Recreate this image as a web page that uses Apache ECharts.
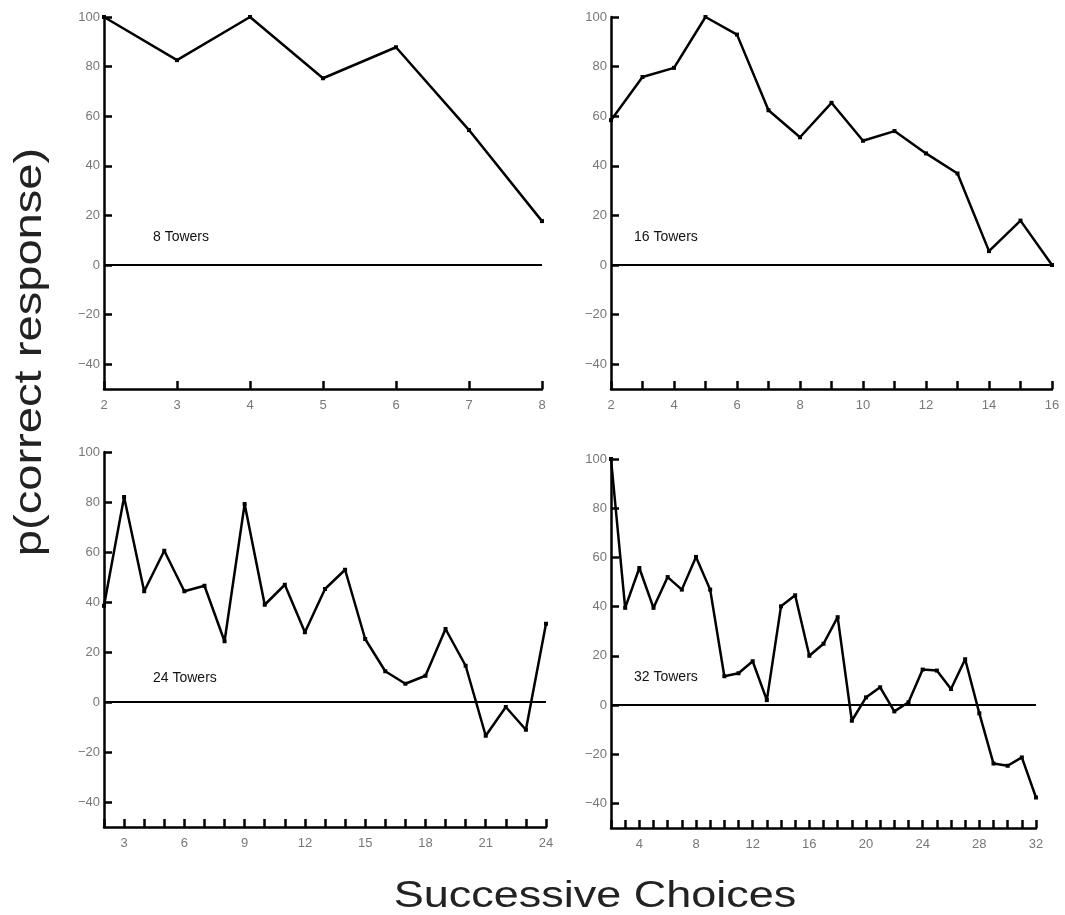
<!DOCTYPE html>
<html>
<head>
<meta charset="utf-8">
<script src="https://cdn.jsdelivr.net/npm/echarts@6/dist/echarts.min.js"></script>
<style>html,body{margin:0;padding:0;background:#fff}#c{width:1065px;height:915px}</style>
</head>
<body>
<div id="c"></div>
<script>
// ---- data ----
const panelNames = ['8 Towers', '16 Towers', '24 Towers', '32 Towers'];
const towers8 = [100, 82.6, 100, 75.3, 87.8, 54.4, 17.7];
const towers16 = [58.4, 75.8, 79.5, 100, 92.9, 62.4, 51.5, 65.4, 50.1, 54.0, 45.0, 36.9, 5.6, 17.9, 0];
const towers24 = [38.5, 82, 44.3, 60.5, 44.3, 46.5, 24.3, 79.2, 38.9, 46.9, 27.9, 45.2, 52.9, 25.2, 12.3, 7.3, 10.5, 29.2, 14.5, -13.5, -2, -11.1, 31.3];
const towers32 = [100, 39.5, 55.7, 39.5, 52.0, 46.9, 60.2, 46.9, 11.7, 12.9, 17.8, 2.0, 40.1, 44.6, 20.0, 24.9, 35.7, -6.4, 3.1, 7.2, -2.6, 1.1, 14.4, 14.0, 6.5, 18.6, -3.4, -23.8, -24.7, -21.3, -37.6];
const yTickLabels = [-40, -20, 0, 20, 40, 60, 80, 100];
const xLabels8 = [2, 3, 4, 5, 6, 7, 8];
const xLabels16 = [2, 4, 6, 8, 10, 12, 14, 16];
const xLabels24 = [3, 6, 9, 12, 15, 18, 21, 24];
const xLabels32 = [4, 8, 12, 16, 20, 24, 28, 32];
const yTitle = 'p(correct response)';
const xTitle = 'Successive Choices';

const seriesValues = [towers8, towers16, towers24, towers32];
const xLabelSets = [xLabels8, xLabels16, xLabels24, xLabels32];

// ---- layout ----
const grids = [
  {left: 104, top: 17, width: 438, height: 372},
  {left: 611, top: 17, width: 441, height: 372},
  {left: 104, top: 452, width: 442, height: 375},
  {left: 611, top: 459, width: 425, height: 369}
];
const titlePos = [
  {left: 153, top: 230},
  {left: 634, top: 230},
  {left: 153, top: 671},
  {left: 634, top: 670}
];

const FONT = 'Liberation Sans';
const minusFmt = v => String(v).replace('-', '\u2212');
const opt = {
  animation: false,
  backgroundColor: '#fff',
  grid: grids.map(g => Object.assign({containLabel: false}, g)),
  title: panelNames.map((n, i) => ({
    text: n, left: titlePos[i].left, top: titlePos[i].top, padding: 0,
    textStyle: {fontFamily: FONT, fontSize: 14, fontWeight: 'normal', color: '#111'}
  })),
  xAxis: [], yAxis: [], series: [],
  graphic: [
    {type: 'text', rotation: Math.PI / 2, x: 31, y: 352, scaleX: 1.24,
     style: {text: yTitle, font: '38px "' + FONT + '"', fill: '#222', align: 'center', verticalAlign: 'middle'}},
    {type: 'text', x: 595, y: 897, scaleX: 1.25,
     style: {text: xTitle, font: '36px "' + FONT + '"', fill: '#222', align: 'center', verticalAlign: 'middle'}}
  ]
};

seriesValues.forEach((vals, i) => {
  const n = vals.length;
  const xmax = n + 1;
  const ticks = [];
  for (let k = 2; k <= xmax; k++) ticks.push(k);
  opt.xAxis.push({
    type: 'value', gridIndex: i, min: 2, max: xmax,
    splitLine: {show: false},
    axisLine: {show: true, onZero: false, lineStyle: {color: '#000', width: 2.5}},
    axisTick: {show: true, inside: true, length: 8, lineStyle: {color: '#000', width: 2.5}, customValues: ticks},
    axisLabel: {show: true, color: '#777', fontFamily: FONT, fontSize: 13, margin: 10, customValues: xLabelSets[i]}
  });
  opt.yAxis.push({
    type: 'value', gridIndex: i, min: -50, max: 100,
    splitLine: {show: false},
    axisLine: {show: true, onZero: false, lineStyle: {color: '#000', width: 2.5}},
    axisTick: {show: true, inside: true, length: 8, lineStyle: {color: '#000', width: 2.5}, customValues: yTickLabels},
    axisLabel: {show: true, color: '#777', fontFamily: FONT, fontSize: 13, margin: 4, customValues: yTickLabels, formatter: minusFmt}
  });
  opt.series.push({
    type: 'line', xAxisIndex: i, yAxisIndex: i,
    data: vals.map((v, k) => [k + 2, v]),
    symbol: 'rect', symbolSize: 4, showSymbol: true,
    itemStyle: {color: '#000'},
    lineStyle: {color: '#000', width: 2.5},
    clip: false,
    markLine: {
      silent: true, symbol: 'none', label: {show: false},
      lineStyle: {color: '#000', width: 2, type: 'solid'},
      data: [{yAxis: 0}]
    }
  });
});

const chart = echarts.init(document.getElementById('c'), null, {renderer: 'canvas'});
chart.setOption(opt);
</script>
</body>
</html>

Problem details
Write out every line above exactly as it is, leaving out the pictures.

Solved problem
Recreate this image as a web page that uses Apache ECharts.
<!DOCTYPE html>
<html>
<head>
<meta charset="utf-8">
<script src="https://cdn.jsdelivr.net/npm/echarts@6/dist/echarts.min.js"></script>
<style>html,body{margin:0;padding:0;background:#fff}#c{width:1065px;height:915px}</style>
</head>
<body>
<div id="c"></div>
<script>
// ---- data ----
const panelNames = ['8 Towers', '16 Towers', '24 Towers', '32 Towers'];
const towers8 = [100, 82.6, 100, 75.3, 87.8, 54.4, 17.7];
const towers16 = [58.4, 75.8, 79.5, 100, 92.9, 62.4, 51.5, 65.4, 50.1, 54.0, 45.0, 36.9, 5.6, 17.9, 0];
const towers24 = [38.5, 82, 44.3, 60.5, 44.3, 46.5, 24.3, 79.2, 38.9, 46.9, 27.9, 45.2, 52.9, 25.2, 12.3, 7.3, 10.5, 29.2, 14.5, -13.5, -2, -11.1, 31.3];
const towers32 = [100, 39.5, 55.7, 39.5, 52.0, 46.9, 60.2, 46.9, 11.7, 12.9, 17.8, 2.0, 40.1, 44.6, 20.0, 24.9, 35.7, -6.4, 3.1, 7.2, -2.6, 1.1, 14.4, 14.0, 6.5, 18.6, -3.4, -23.8, -24.7, -21.3, -37.6];
const yTickLabels = [-40, -20, 0, 20, 40, 60, 80, 100];
const xLabels8 = [2, 3, 4, 5, 6, 7, 8];
const xLabels16 = [2, 4, 6, 8, 10, 12, 14, 16];
const xLabels24 = [3, 6, 9, 12, 15, 18, 21, 24];
const xLabels32 = [4, 8, 12, 16, 20, 24, 28, 32];
const yTitle = 'p(correct response)';
const xTitle = 'Successive Choices';

const seriesValues = [towers8, towers16, towers24, towers32];
const xLabelSets = [xLabels8, xLabels16, xLabels24, xLabels32];

// ---- layout ----
const grids = [
  {left: 104, top: 17, width: 438, height: 372},
  {left: 611, top: 17, width: 441, height: 372},
  {left: 104, top: 452, width: 442, height: 375},
  {left: 611, top: 459, width: 425, height: 369}
];
const titlePos = [
  {left: 153, top: 230},
  {left: 634, top: 230},
  {left: 153, top: 671},
  {left: 634, top: 670}
];

const FONT = 'Liberation Sans';
const minusFmt = v => String(v).replace('-', '\u2212');
const opt = {
  animation: false,
  backgroundColor: '#fff',
  grid: grids.map(g => Object.assign({containLabel: false}, g)),
  title: panelNames.map((n, i) => ({
    text: n, left: titlePos[i].left, top: titlePos[i].top, padding: 0,
    textStyle: {fontFamily: FONT, fontSize: 14, fontWeight: 'normal', color: '#111'}
  })),
  xAxis: [], yAxis: [], series: [],
  graphic: [
    {type: 'text', rotation: Math.PI / 2, x: 31, y: 352, scaleX: 1.24,
     style: {text: yTitle, font: '38px "' + FONT + '"', fill: '#222', align: 'center', verticalAlign: 'middle'}},
    {type: 'text', x: 595, y: 897, scaleX: 1.25,
     style: {text: xTitle, font: '36px "' + FONT + '"', fill: '#222', align: 'center', verticalAlign: 'middle'}}
  ]
};

seriesValues.forEach((vals, i) => {
  const n = vals.length;
  const xmax = n + 1;
  const ticks = [];
  for (let k = 2; k <= xmax; k++) ticks.push(k);
  opt.xAxis.push({
    type: 'value', gridIndex: i, min: 2, max: xmax,
    splitLine: {show: false},
    axisLine: {show: true, onZero: false, lineStyle: {color: '#000', width: 2.5}},
    axisTick: {show: true, inside: true, length: 8, lineStyle: {color: '#000', width: 2.5}, customValues: ticks},
    axisLabel: {show: true, color: '#777', fontFamily: FONT, fontSize: 13, margin: 10, customValues: xLabelSets[i]}
  });
  opt.yAxis.push({
    type: 'value', gridIndex: i, min: -50, max: 100,
    splitLine: {show: false},
    axisLine: {show: true, onZero: false, lineStyle: {color: '#000', width: 2.5}},
    axisTick: {show: true, inside: true, length: 8, lineStyle: {color: '#000', width: 2.5}, customValues: yTickLabels},
    axisLabel: {show: true, color: '#777', fontFamily: FONT, fontSize: 13, margin: 4, customValues: yTickLabels, formatter: minusFmt}
  });
  opt.series.push({
    type: 'line', xAxisIndex: i, yAxisIndex: i,
    data: vals.map((v, k) => [k + 2, v]),
    symbol: 'rect', symbolSize: 4, showSymbol: true,
    itemStyle: {color: '#000'},
    lineStyle: {color: '#000', width: 2.5},
    clip: false,
    markLine: {
      silent: true, symbol: 'none', label: {show: false},
      lineStyle: {color: '#000', width: 2, type: 'solid'},
      data: [{yAxis: 0}]
    }
  });
});

const chart = echarts.init(document.getElementById('c'), null, {renderer: 'canvas'});
chart.setOption(opt);
</script>
</body>
</html>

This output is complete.